Our approach still has some limitations: due to the edge feature images, we intrinsically miss those objects which are of low contrast, since they do not generate well pronounced edges or no edges at all. This limitation can be seen in Tables 2 and 3 at difficulty type D2. Additionally, we currently do not perform any bounding box refinement step which might further improve detection accuracy. However, the ABO scores of >75% for all three databases indicate that the candidates are already of good quality. Currently, our implementation does not aim at real-time performance. However, due to the independent voting of model points, the DGHT exhibits a high potential for parallelization.

Fig. 2.
figure 2

Example DGHT + SCM + VGG16 detections on IAIR. (green): ground truth, (yellow): correct detection, (blue): FP, (red): FN; best viewed in color

6 Conclusions

In this work, we applied the DGHT as a proposal generator - in combination with proposal rejection by a deep CNN - to a real-world multi-object detection task exhibiting many sources of variability, namely pedestrian detection.
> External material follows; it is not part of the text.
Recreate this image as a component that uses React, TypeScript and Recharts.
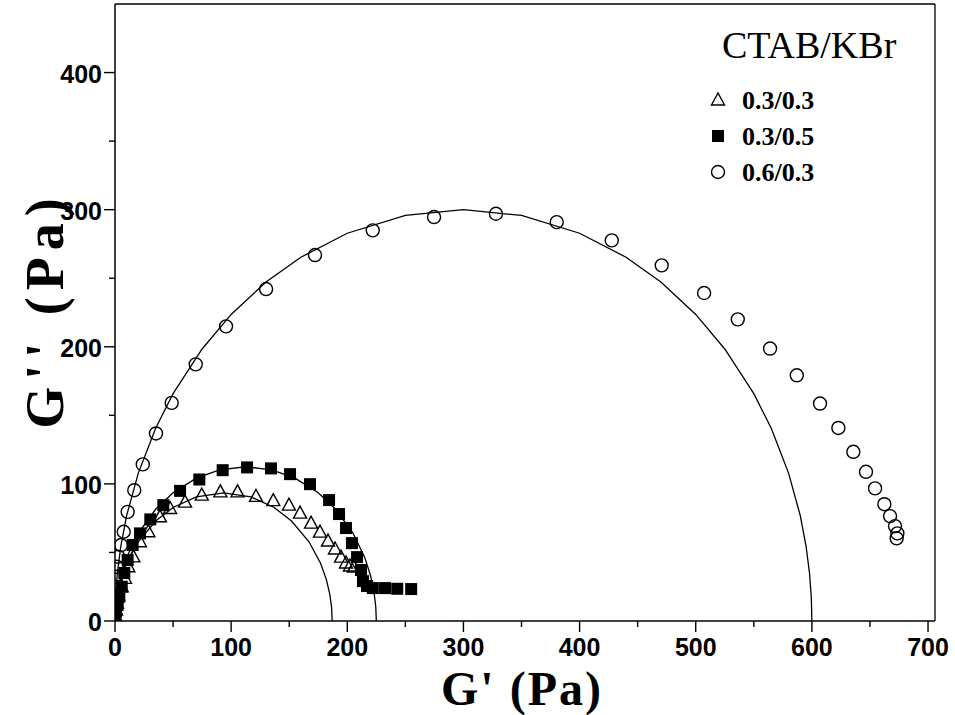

We obtained comparable performance to state-of-the-art approaches on the IAIR-CarPed, the TUD Pedestrians and the INRIA Person databases, demonstrating that our framework (trained on IAIR) generalizes well also to other datasets. The main advantages of the DGHT proposal generation are (a) the relatively low amount of training images needed for training of DGHT and SCM (on the order of 100 or less per variability class), (b) the low amount of resources needed at test time, (c) the relatively low amount of proposals generated per image. Thus, our framework could be useful especially for detecting specific object categories with limited available training material.